Objective:
Every line holding the word "this" counts once. Give the total, nothing more.

Data lines:

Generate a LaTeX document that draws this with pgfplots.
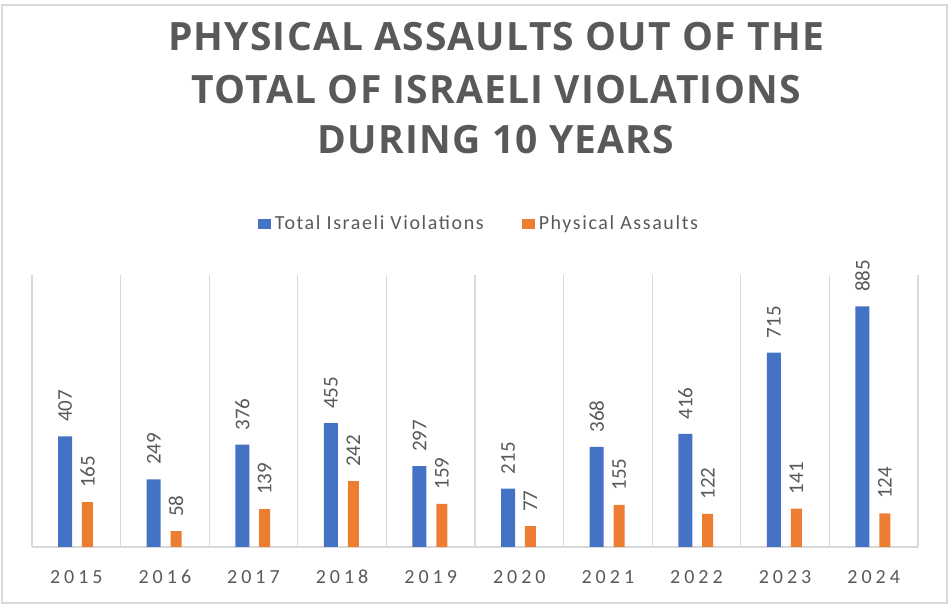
--
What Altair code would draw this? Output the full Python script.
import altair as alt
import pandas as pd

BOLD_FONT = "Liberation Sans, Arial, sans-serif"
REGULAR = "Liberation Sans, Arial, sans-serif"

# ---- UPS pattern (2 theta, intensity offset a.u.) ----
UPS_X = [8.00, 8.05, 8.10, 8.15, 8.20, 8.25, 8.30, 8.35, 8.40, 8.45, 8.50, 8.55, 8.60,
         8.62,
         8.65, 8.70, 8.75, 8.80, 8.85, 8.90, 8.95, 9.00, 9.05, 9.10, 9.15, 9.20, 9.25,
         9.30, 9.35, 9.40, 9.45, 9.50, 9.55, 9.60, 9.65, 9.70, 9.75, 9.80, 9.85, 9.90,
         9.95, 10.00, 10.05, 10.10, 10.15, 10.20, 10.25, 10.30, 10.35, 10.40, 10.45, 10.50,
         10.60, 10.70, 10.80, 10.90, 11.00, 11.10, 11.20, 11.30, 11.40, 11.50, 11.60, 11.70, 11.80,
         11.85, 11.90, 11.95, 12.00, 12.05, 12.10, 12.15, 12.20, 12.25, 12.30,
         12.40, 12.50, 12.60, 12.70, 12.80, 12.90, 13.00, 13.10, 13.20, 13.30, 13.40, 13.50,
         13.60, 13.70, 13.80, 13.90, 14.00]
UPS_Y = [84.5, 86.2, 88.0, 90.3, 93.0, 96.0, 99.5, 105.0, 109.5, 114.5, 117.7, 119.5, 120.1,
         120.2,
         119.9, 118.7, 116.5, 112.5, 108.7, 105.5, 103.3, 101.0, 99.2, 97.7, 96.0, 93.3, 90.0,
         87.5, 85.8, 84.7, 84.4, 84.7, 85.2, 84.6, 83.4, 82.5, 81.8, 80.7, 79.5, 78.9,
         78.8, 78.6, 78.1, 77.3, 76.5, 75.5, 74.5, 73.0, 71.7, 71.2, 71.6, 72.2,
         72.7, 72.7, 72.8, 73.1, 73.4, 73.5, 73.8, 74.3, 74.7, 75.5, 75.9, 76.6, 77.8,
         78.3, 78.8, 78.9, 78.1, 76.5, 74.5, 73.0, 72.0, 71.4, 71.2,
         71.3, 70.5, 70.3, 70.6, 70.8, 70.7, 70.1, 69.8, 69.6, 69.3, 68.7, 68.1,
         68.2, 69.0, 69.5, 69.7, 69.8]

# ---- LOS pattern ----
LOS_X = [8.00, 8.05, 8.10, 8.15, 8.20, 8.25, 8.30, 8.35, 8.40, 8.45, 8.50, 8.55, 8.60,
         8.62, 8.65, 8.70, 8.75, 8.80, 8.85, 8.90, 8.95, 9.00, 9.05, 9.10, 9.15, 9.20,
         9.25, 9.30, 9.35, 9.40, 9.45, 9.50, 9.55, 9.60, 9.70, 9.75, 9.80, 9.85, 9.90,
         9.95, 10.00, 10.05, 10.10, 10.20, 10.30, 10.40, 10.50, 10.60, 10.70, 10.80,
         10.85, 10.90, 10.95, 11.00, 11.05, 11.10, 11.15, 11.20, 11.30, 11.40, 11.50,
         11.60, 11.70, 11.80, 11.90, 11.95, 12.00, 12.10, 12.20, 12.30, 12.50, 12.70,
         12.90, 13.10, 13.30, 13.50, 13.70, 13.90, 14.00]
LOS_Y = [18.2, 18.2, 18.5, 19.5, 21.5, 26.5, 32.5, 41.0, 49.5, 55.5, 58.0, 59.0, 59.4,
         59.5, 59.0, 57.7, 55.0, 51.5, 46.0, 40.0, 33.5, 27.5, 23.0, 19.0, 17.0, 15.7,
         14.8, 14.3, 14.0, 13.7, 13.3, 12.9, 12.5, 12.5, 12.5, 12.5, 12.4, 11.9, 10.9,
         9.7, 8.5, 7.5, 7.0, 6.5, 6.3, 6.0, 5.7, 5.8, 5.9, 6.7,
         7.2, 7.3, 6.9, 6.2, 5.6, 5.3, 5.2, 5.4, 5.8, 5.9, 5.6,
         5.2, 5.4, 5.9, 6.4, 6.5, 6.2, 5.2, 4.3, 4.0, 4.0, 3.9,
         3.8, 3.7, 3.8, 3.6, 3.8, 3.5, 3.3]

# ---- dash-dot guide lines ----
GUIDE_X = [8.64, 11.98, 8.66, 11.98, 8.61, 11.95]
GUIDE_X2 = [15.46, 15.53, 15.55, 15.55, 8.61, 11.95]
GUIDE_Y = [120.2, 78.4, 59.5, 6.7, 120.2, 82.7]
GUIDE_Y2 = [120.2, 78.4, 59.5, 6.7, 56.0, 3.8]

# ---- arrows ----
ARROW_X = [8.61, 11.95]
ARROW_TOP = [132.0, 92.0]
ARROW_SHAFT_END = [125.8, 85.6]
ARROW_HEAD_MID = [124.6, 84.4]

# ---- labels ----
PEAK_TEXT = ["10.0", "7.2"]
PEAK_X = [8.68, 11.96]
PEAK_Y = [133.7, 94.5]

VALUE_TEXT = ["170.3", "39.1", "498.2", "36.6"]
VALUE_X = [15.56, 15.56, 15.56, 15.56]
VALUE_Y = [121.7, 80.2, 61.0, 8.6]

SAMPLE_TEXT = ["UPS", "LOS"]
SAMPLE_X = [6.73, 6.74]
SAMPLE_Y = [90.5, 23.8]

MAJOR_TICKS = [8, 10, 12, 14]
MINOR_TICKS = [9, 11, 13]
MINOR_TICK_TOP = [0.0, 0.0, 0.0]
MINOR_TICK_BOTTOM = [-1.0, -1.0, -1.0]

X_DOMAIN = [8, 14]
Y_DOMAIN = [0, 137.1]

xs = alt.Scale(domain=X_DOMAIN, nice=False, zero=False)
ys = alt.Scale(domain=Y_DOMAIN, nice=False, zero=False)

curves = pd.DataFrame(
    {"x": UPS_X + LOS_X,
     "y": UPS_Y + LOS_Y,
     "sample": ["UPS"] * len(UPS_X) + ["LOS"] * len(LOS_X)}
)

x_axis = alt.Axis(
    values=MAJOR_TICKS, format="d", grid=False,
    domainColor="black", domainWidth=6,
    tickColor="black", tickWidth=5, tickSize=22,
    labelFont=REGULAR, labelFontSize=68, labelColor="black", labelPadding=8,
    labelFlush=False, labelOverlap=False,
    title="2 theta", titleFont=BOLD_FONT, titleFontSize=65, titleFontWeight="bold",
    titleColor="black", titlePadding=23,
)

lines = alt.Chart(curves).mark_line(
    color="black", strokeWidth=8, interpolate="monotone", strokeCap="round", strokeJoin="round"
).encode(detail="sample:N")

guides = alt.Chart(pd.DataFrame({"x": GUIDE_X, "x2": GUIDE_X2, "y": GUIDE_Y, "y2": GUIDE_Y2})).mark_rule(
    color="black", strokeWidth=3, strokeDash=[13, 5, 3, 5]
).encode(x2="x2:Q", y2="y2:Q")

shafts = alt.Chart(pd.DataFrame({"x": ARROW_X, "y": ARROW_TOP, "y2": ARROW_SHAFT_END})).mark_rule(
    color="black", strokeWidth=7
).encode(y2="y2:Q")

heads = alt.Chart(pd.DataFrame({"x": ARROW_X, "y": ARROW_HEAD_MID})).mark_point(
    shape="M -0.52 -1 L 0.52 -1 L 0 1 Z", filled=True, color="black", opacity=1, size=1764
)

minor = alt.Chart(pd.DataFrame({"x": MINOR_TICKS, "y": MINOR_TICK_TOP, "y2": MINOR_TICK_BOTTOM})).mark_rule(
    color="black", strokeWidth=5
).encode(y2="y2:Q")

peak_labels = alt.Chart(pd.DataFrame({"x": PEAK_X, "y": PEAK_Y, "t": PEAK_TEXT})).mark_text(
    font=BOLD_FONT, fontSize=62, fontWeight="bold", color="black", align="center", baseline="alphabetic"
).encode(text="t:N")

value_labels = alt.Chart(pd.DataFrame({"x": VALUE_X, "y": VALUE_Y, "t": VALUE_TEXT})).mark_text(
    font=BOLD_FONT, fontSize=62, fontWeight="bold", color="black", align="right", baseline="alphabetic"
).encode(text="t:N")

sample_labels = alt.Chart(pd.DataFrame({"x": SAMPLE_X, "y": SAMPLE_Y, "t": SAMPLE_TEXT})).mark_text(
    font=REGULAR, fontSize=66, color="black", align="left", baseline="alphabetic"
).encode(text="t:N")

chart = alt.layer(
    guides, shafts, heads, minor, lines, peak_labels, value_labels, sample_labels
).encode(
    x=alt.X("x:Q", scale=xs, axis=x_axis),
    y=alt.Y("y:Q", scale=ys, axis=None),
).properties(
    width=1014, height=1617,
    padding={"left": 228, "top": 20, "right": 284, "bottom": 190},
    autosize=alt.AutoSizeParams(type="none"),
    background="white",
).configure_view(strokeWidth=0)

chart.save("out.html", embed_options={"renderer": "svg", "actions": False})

Reply to the exercise:
2